The early Christians were taught with oral traditions and by written words. The sources had a direct connection to Christ and/or the apostles. The only New Testament authors who were not apostles themselves (Mark, Luke, James and Jude) were directly linked to the origin.
If a church received a teaching that was not cohesive with the Apostles, they were decisively instructed by Apostles to get it out (2 Cor. 11, Gal. 1, 2 John).
The whole thing was much more fluid than most Western Christians are comfortable with. There are no books that say, “THIS IS FROM GOD. MUST READ.”
The first attempt at collecting an official church canon was led by Marcion of Sinope (b. 85- d. 160), a heretic who denied the Old Testament God and all things Jewish. What this did was force the greater church to start determining the must read list, or what we call the canon.
The second generation church thus had a good working understanding of what sacred text was.

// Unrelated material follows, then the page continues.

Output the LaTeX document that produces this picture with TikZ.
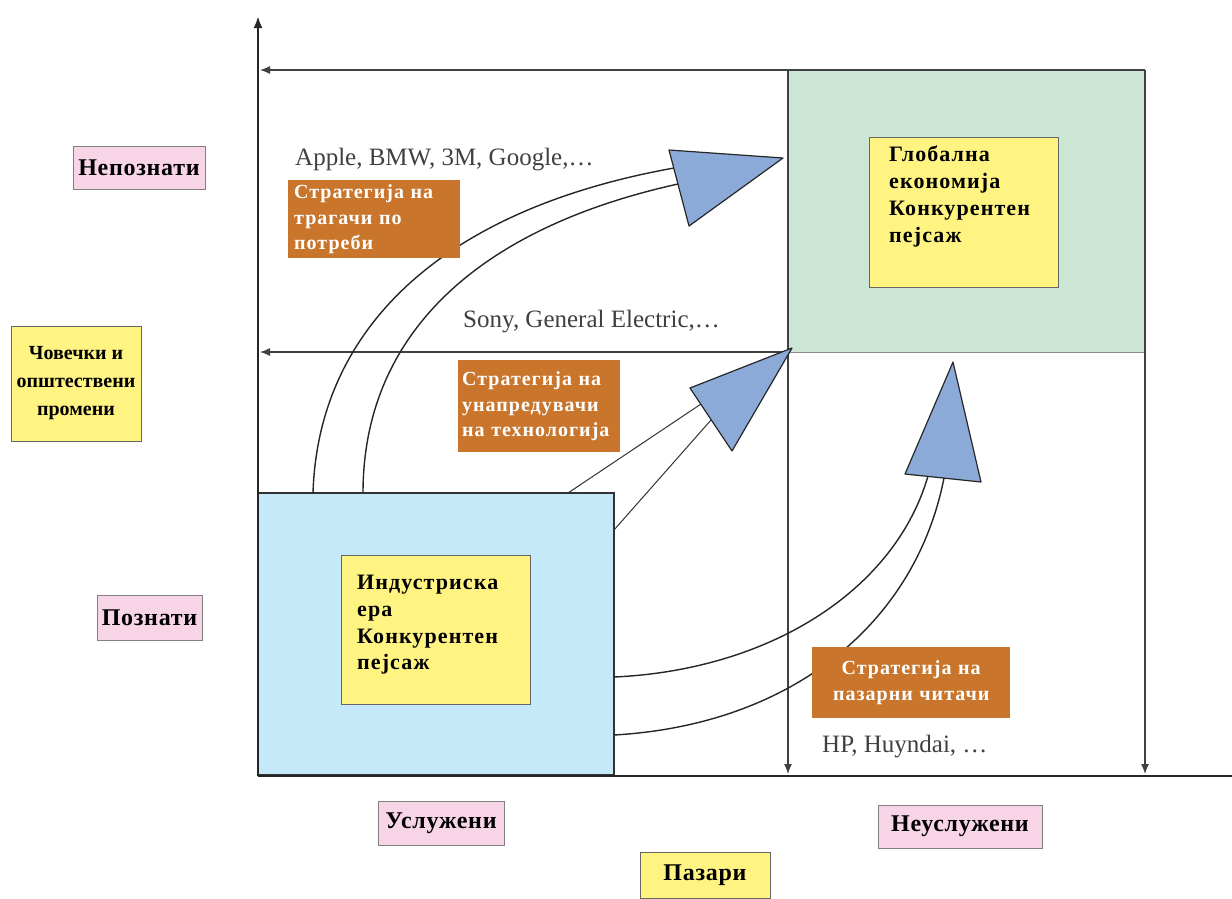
\documentclass[tikz,border=0pt]{standalone}
\usepackage{fontspec}
\setmainfont{Liberation Serif}
\usetikzlibrary{arrows.meta}
\definecolor{greenc}{RGB}{203,230,213}
\definecolor{bluec}{RGB}{198,233,250}
\definecolor{yelc}{RGB}{255,244,130}
\definecolor{pinkc}{RGB}{248,213,230}
\definecolor{orngc}{RGB}{201,118,44}
\definecolor{tric}{RGB}{139,170,216}
\tikzset{
 region/.style={inner sep=0pt, outer sep=0pt, anchor=north west},
 axisline/.style={draw=black!85, line width=2.4pt},
 gridline/.style={draw=black!75, line width=1.3pt, -{Latex[length=10pt,width=8pt]}},
 ybox/.style={draw=black!60, fill=yelc, line width=1pt, inner sep=0pt},
 pbox/.style={draw=black!50, fill=pinkc, line width=1pt, inner sep=0pt, font=\bfseries\fontsize{24}{28}\selectfont\addfontfeature{LetterSpace=3}},
 obox/.style={fill=orngc, text=white, inner ysep=0pt, anchor=north west, font=\bfseries\fontsize{20}{25.5}\selectfont\addfontfeature{LetterSpace=5}, align=left},
 btext/.style={anchor=north west, inner sep=0pt, align=left, font=\bfseries\fontsize{22}{26.7}\selectfont\addfontfeature{LetterSpace=5}},
 comp/.style={anchor=west, inner sep=0pt, text=black!75, font=\fontsize{25}{28}\selectfont},
 rail/.style={draw=black!85, line width=1.4pt},
 headtri/.style={draw=black!85, fill=tric, line width=1.2pt, line join=round},
}
\begin{document}
\begin{tikzpicture}[x=1pt,y=-1pt]
\useasboundingbox (0,0) rectangle (1232,898);
\fill[white] (0,0) rectangle (1232,898);

% quadrant regions
\node[region, fill=greenc, draw=black!45, line width=1pt, minimum width=357pt, minimum height=282pt] (glob) at (788,70) {};
\node[region, fill=bluec, draw=black!80, line width=2pt, minimum width=356pt, minimum height=282pt] (indu) at (258,493) {};

% grid lines
\coordinate (g1s) at (1145,70);  \coordinate (g1e) at (260,70);
\coordinate (g2s) at (790,352);  \coordinate (g2e) at (260,352);
\coordinate (v1s) at (788,70);   \coordinate (v1e) at (788,774);
\coordinate (v2s) at (1145,70);  \coordinate (v2e) at (1145,774);
\draw[gridline] (g1s) -- (g1e);
\draw[gridline] (g2s) -- (g2e);
\draw[gridline] (v1s) -- (v1e);
\draw[gridline] (v2s) -- (v2e);

% axes
\coordinate (O) at (258,776);
\coordinate (ytop) at (258,16);
\coordinate (xend) at (1232,776);
\draw[axisline, -{Latex[length=12pt,width=9pt]}] (O) -- (ytop);
\draw[axisline] (O) -- (xend);

% inner yellow boxes
\node[ybox, anchor=north west, minimum width=189pt, minimum height=150pt] (gbox) at (869,137) {};
\node[btext] (gtxt) at (889,146) {Глобална\\економија\\Конкурентен\\пејсаж};
\node[ybox, anchor=north west, minimum width=189pt, minimum height=149pt] (ibox) at (341,555) {};
\node[btext] (itxt) at (357,575) {Индустриска\\ера\\Конкурентен\\пејсаж};

% rails of the block arrows
\coordinate (a1) at (313,493); \coordinate (a2) at (674,168);
\coordinate (b1) at (363,493); \coordinate (b2) at (678,184);
\draw[rail] (a1) .. controls (318,330) and (440,210) .. (a2);
\draw[rail] (b1) .. controls (363,340) and (470,230) .. (b2);

\coordinate (c1) at (568,493); \coordinate (c2) at (701,404);
\coordinate (d1) at (614,530); \coordinate (d2) at (711,420);
\draw[draw=black!80, line width=1pt] (c1) -- (c2);
\draw[draw=black!80, line width=1pt] (d1) -- (d2);

\coordinate (e1) at (614,677); \coordinate (e2) at (928,476);
\coordinate (f1) at (614,735); \coordinate (f2) at (944,478);
\draw[rail] (e1) .. controls (770,670) and (895,590) .. (e2);
\draw[rail] (f1) .. controls (790,725) and (915,625) .. (f2);

% triangle heads
\coordinate (t1a) at (669,150); \coordinate (t1b) at (783,158); \coordinate (t1c) at (689,226);
\filldraw[headtri] (t1a) -- (t1b) -- (t1c) -- cycle;
\coordinate (t2a) at (690,388); \coordinate (t2b) at (792,348); \coordinate (t2c) at (732,451);
\filldraw[headtri] (t2a) -- (t2b) -- (t2c) -- cycle;
\coordinate (t3a) at (953,362); \coordinate (t3b) at (981,482); \coordinate (t3c) at (905,474);
\filldraw[headtri] (t3a) -- (t3b) -- (t3c) -- cycle;

% strategy boxes
\node[obox, minimum width=172pt, minimum height=78pt, text width=160pt, inner xsep=6pt] (s1) at (288,180) {Стратегија на\\трагачи по\\потреби};
\node[obox, minimum width=162pt, minimum height=92pt, text width=154pt, inner xsep=4pt] (s2) at (458,360) {Стратегија на\\унапредувачи\\на технологија};
\node[obox, align=center, minimum width=198pt, minimum height=71pt, text width=190pt, inner xsep=4pt] (s3) at (812,647) {Стратегија на\\пазарни читачи};

% company examples
\node[comp] (ex1) at (295,160) {Apple, BMW, 3M, Google,…};
\node[comp] (ex2) at (463,322) {Sony, General Electric,…};
\node[comp] (ex3) at (822,747) {HP, Huyndai, …};

% axis labels
\node[pbox, minimum width=132pt, minimum height=43pt] (unk) at (139,168) {Непознати};
\node[ybox, minimum width=130pt, minimum height=115pt, align=center, font=\bfseries\fontsize{20}{28}\selectfont] (hum) at (76,383.5) {Човечки и\\општествени\\промени};
\node[pbox, minimum width=105pt, minimum height=45pt] (kn) at (149.5,617.5) {Познати};
\node[pbox, minimum width=126pt, minimum height=44pt] (srv) at (441,823) {Услужени};
\node[pbox, minimum width=164pt, minimum height=43pt] (usrv) at (960,826.5) {Неуслужени};
\node[ybox, minimum width=130pt, minimum height=46pt, font=\bfseries\fontsize{24}{28}\selectfont\addfontfeature{LetterSpace=3}] (mkt) at (705,875) {Пазари};
\end{tikzpicture}
\end{document}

The earliest known compilation list of sacred writing was by Athanasius, Bishop of Alexandria in 367. The 27 Books of the New Testament were formally canonized during the councils of Hippo (393) and Carthage (397) in North Africa.
Around the same time, between 383-404, the church in Rome commissioned Jerome to translate the Bible into Latin. He originally translated it all from Greek, but he later altered his translation of the Old Testament against the Hebrew original. Store that fact for the conversation on the Deuterocanon.
Although the canon was established, the collection, known as The Bible, was not readily available until William Tyndale translated the scripture into English (1522-1523). However, books were expensive and the size of the Bible made common use cost prohibitive. If you wanted to know what the Bible said you had to go to church. Regular people relied almost solely on what the church of their region gave them access to.
What does all this mean to me?
For over 1,500 years most Christians had little to no access to the Bible. The tradition of God’s people, transferred by stories, customs and icons was the only means of knowing Christ. That means something.